3. Underline the role of government policies and central bank interventions in stabilising international trade during external shocks.
- Government export promotion schemes (e.g., ₹25,060 crore over six years) support exporters facing shocks.
- Central bank relief measures (e.g., RBI’s support to exporters) help ease liquidity and financing constraints.
- Trade agreements (like India–US Bilateral Trade Agreement) can reduce tariffs and improve market access.
- Policy focus on diversification of export markets to reduce dependency risks.
- Monetary policy to manage currency volatility and capital flows during shocks.
- Structural reforms to enhance domestic sourcing and reduce import dependence.
4. Estimate the effects of heavy dependence on a single export market on a country’s economic and diplomatic stability.
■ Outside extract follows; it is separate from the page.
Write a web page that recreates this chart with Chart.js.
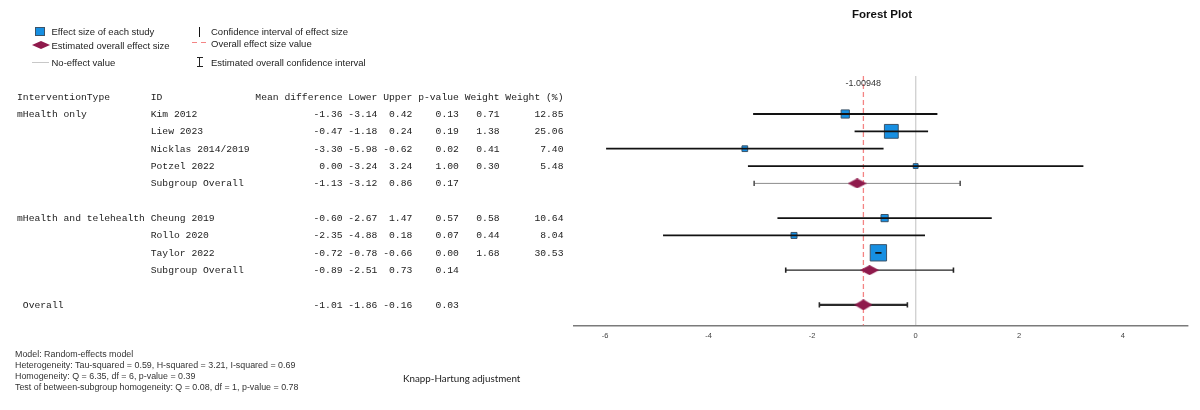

- High dependence increases vulnerability to market-specific shocks (tariffs, demand changes).
- Economic risks include sudden export revenue loss and sectoral downturns (e.g., labour-intensive sectors to US).
- Diplomatic leverage by the importing country can influence foreign policy and trade terms.
- Trade disputes can cause prolonged economic disruption and force costly realignments.
- India’s reliance on US market exposed it to 50% tariff shock, causing export decline and trade deficit.
- Diversification reduces risks, enhances bargaining power, and stabilizes economic relations.